Out of the abundance of the heart, the mouth speaks,” so how could his father have uttered those words? He has since clarified his comments, saying he was not referring to “sexual activity” but rather “a 20- minute period of time.” But does he really believe that rape is just another random human act? Does he not understand that sexual assault is against the law regardless of social class, race, gender or any other factor? And that his son was convicted of it, on three felony counts?

Nonetheless, for a moment, I didn’t know what to be more incensed and insulted by — the sins of the son or the condescension of the father. Apparently, father doesn’t always know best.

Reading the news accounts, I thought of my parents, who used to (and still do) remind me often, “Tavis, we’re with you when you’re right.” I never took that to mean that my parents would abandon me if I ever made a mistake, because God knows I’ve made plenty of them, and my parents have never given up on me. But it was always made abundantly clear to me that if I was wrong, I could not expect my parents to condone my bad behavior. I learned that in grade school when my mom and dad would come to parent-teacher conference. All of my instructors were clear that my parents wanted to be contacted immediately if said teacher ever had a moment’s worth of trouble out of young Tavis.

Consequently, I cannot imagine any circumstance under which my parents could ever be so dismissive of such a brutal crime committed by their son. We love you, Son, but if you do the crime, you do the time.

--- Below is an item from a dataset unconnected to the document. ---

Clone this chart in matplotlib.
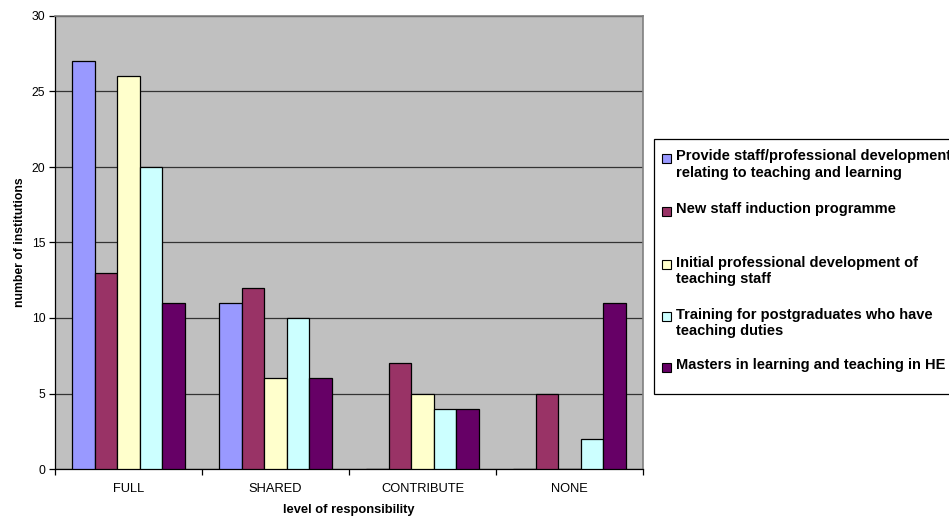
import matplotlib
matplotlib.use("Agg")
import matplotlib.pyplot as plt
import numpy as np
from matplotlib.patches import Rectangle

plt.rcParams['font.family'] = ['Liberation Sans', 'DejaVu Sans']

categories = ["FULL", "SHARED", "CONTRIBUTE", "NONE"]
series_names = [
    "Provide staff/professional development\nrelating to teaching and learning",
    "New staff induction programme",
    "Initial professional development of\nteaching staff",
    "Training for postgraduates who have\nteaching duties",
    "Masters in learning and teaching in HE",
]
provide_staff_dev = [27, 11, 0, 0]
new_staff_induction = [13, 12, 7, 5]
initial_prof_dev = [26, 6, 5, 0]
postgrad_training = [20, 10, 4, 2]
masters_learning = [11, 6, 4, 11]
series_values = [provide_staff_dev, new_staff_induction, initial_prof_dev,
                 postgrad_training, masters_learning]
colors = ["#9999FF", "#993366", "#FFFFCC", "#CCFFFF", "#660066"]

W, H = 949, 518
fig = plt.figure(figsize=(W / 100, H / 100), dpi=100)
left, right, top, bottom = 55, 643, 16, 469
ax = fig.add_axes([left / W, 1 - bottom / H, (right - left) / W, (bottom - top) / H])
ax.set_facecolor("#C0C0C0")

n = len(series_values)
bar_w = 1 / (n + 1.5)
x = np.arange(len(categories))
for i, (vals, c) in enumerate(zip(series_values, colors)):
    ax.bar(x + (i - (n - 1) / 2) * bar_w, vals, width=bar_w, color=c,
           edgecolor="black", linewidth=0.9, zorder=3)

ax.set_xlim(-0.5, len(categories) - 0.5)
ax.set_ylim(0, 30)
ax.set_yticks(np.arange(0, 31, 5))
ax.yaxis.grid(True, color="#333333", linewidth=0.9, zorder=1)
ax.set_axisbelow(True)

# category ticks sit at group boundaries, labels at group centres
ax.set_xticks(np.arange(-0.5, len(categories), 1))
ax.set_xticklabels([])
ax.set_xticks(x, minor=True)
ax.set_xticklabels(categories, minor=True)
ax.tick_params(axis="x", which="major", direction="out", length=4, width=0.9, color="black")
ax.tick_params(axis="x", which="minor", length=0, pad=10, labelsize=9.3)
ax.tick_params(axis="y", direction="out", length=4, width=0.9, labelsize=8.8, pad=3)

for s in ("top", "right"):
    ax.spines[s].set_color("#808080")
    ax.spines[s].set_linewidth(1.2)
for s in ("left", "bottom"):
    ax.spines[s].set_color("black")
    ax.spines[s].set_linewidth(0.9)

ax.set_xlabel("level of responsibility", fontsize=9.3, fontweight="bold")
ax.xaxis.set_label_coords(0.5, -(510 - bottom) / (bottom - top), transform=ax.transAxes)
ax.xaxis.label.set_va("center")
ax.set_ylabel("number of institutions", fontsize=8.8, fontweight="bold")
ax.yaxis.set_label_coords(-(left - 20) / (right - left), 0.5, transform=ax.transAxes)
ax.yaxis.label.set_va("center")

# legend box, extending past the right edge of the figure
lx0, ly0, ly1 = 654, 139, 394
fig.add_artist(Rectangle((lx0 / W, 1 - ly1 / H), (W + 20 - lx0) / W, (ly1 - ly0) / H,
                         transform=fig.transFigure, facecolor="white",
                         edgecolor="black", linewidth=0.9, clip_on=False))
item_y = [158, 211, 264, 316, 367]
for name, c, yy in zip(series_names, colors, item_y):
    fig.add_artist(Rectangle((662 / W, 1 - (yy + 5) / H), 9 / W, 9 / H,
                             transform=fig.transFigure, facecolor=c,
                             edgecolor="black", linewidth=0.8))
    fig.text(676 / W, 1 - (yy - 8.5) / H, name, fontsize=10.5, fontweight="bold",
             va="top", ha="left", linespacing=1.25)

fig.savefig("out.png", dpi=100, facecolor="white")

Too much privilege can be poisonous. When kids grow up getting what they want, when they want it, and not asking or waiting to get it, they’re on their way to delinquency and debauchery at some point. And then, when it’s too late, the father stands up in court after a lifetime of accommodation, to tell a judge that his son is a great kid who shouldn’t be judged by “twenty minutes.”

Incredibly, Judge Aaron Persky bought the appeal of Turner’s father and only meted out a six-month jail sentence with probation. Judge Persky went on to say that, “A prison sentence would have a severe impact on him.” Really? On him? What about her? There is now a petition fast gaining steam to recall Judge Persky, so we shall see.

Too many fellow citizens are subjected to injustice almost daily. For them, what stings most is justice.

This one is unconscionable, unacceptable, unbearable.

Justice can no longer keep her eyes wide shut.